Required work:
Would you quote the material below in full and unchanged?

Given data:

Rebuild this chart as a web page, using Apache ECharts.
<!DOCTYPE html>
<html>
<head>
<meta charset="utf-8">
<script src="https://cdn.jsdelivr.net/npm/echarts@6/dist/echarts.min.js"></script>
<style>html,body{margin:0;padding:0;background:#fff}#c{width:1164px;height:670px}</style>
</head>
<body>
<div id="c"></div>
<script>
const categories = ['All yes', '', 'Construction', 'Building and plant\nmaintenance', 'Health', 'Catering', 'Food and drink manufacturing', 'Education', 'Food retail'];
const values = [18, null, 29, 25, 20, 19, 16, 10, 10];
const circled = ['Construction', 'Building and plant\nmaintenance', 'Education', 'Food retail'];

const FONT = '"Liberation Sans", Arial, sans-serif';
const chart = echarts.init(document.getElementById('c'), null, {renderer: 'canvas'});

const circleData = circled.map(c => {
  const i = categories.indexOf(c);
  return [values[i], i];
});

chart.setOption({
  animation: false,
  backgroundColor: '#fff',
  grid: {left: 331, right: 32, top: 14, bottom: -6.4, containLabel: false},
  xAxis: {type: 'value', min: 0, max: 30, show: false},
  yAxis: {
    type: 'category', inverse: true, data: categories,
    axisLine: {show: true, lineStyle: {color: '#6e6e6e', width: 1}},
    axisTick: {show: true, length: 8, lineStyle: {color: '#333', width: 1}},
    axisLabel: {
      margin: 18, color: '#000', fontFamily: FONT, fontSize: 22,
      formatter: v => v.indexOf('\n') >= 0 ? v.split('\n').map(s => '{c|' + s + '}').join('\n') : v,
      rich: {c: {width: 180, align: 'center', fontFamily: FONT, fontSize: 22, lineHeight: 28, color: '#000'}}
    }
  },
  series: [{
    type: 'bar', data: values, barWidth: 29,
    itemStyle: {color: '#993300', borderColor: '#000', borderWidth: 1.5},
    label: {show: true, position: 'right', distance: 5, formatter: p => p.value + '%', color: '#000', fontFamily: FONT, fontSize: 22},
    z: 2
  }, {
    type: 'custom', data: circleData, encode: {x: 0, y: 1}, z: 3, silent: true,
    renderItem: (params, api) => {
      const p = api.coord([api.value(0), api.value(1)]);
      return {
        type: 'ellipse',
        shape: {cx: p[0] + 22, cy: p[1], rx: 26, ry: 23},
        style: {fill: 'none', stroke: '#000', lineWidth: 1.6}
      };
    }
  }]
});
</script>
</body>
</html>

Solution to this task:
Rebuild this chart as a web page, using Apache ECharts.
<!DOCTYPE html>
<html>
<head>
<meta charset="utf-8">
<script src="https://cdn.jsdelivr.net/npm/echarts@6/dist/echarts.min.js"></script>
<style>html,body{margin:0;padding:0;background:#fff}#c{width:1164px;height:670px}</style>
</head>
<body>
<div id="c"></div>
<script>
const categories = ['All yes', '', 'Construction', 'Building and plant\nmaintenance', 'Health', 'Catering', 'Food and drink manufacturing', 'Education', 'Food retail'];
const values = [18, null, 29, 25, 20, 19, 16, 10, 10];
const circled = ['Construction', 'Building and plant\nmaintenance', 'Education', 'Food retail'];

const FONT = '"Liberation Sans", Arial, sans-serif';
const chart = echarts.init(document.getElementById('c'), null, {renderer: 'canvas'});

const circleData = circled.map(c => {
  const i = categories.indexOf(c);
  return [values[i], i];
});

chart.setOption({
  animation: false,
  backgroundColor: '#fff',
  grid: {left: 331, right: 32, top: 14, bottom: -6.4, containLabel: false},
  xAxis: {type: 'value', min: 0, max: 30, show: false},
  yAxis: {
    type: 'category', inverse: true, data: categories,
    axisLine: {show: true, lineStyle: {color: '#6e6e6e', width: 1}},
    axisTick: {show: true, length: 8, lineStyle: {color: '#333', width: 1}},
    axisLabel: {
      margin: 18, color: '#000', fontFamily: FONT, fontSize: 22,
      formatter: v => v.indexOf('\n') >= 0 ? v.split('\n').map(s => '{c|' + s + '}').join('\n') : v,
      rich: {c: {width: 180, align: 'center', fontFamily: FONT, fontSize: 22, lineHeight: 28, color: '#000'}}
    }
  },
  series: [{
    type: 'bar', data: values, barWidth: 29,
    itemStyle: {color: '#993300', borderColor: '#000', borderWidth: 1.5},
    label: {show: true, position: 'right', distance: 5, formatter: p => p.value + '%', color: '#000', fontFamily: FONT, fontSize: 22},
    z: 2
  }, {
    type: 'custom', data: circleData, encode: {x: 0, y: 1}, z: 3, silent: true,
    renderItem: (params, api) => {
      const p = api.coord([api.value(0), api.value(1)]);
      return {
        type: 'ellipse',
        shape: {cx: p[0] + 22, cy: p[1], rx: 26, ry: 23},
        style: {fill: 'none', stroke: '#000', lineWidth: 1.6}
      };
    }
  }]
});
</script>
</body>
</html>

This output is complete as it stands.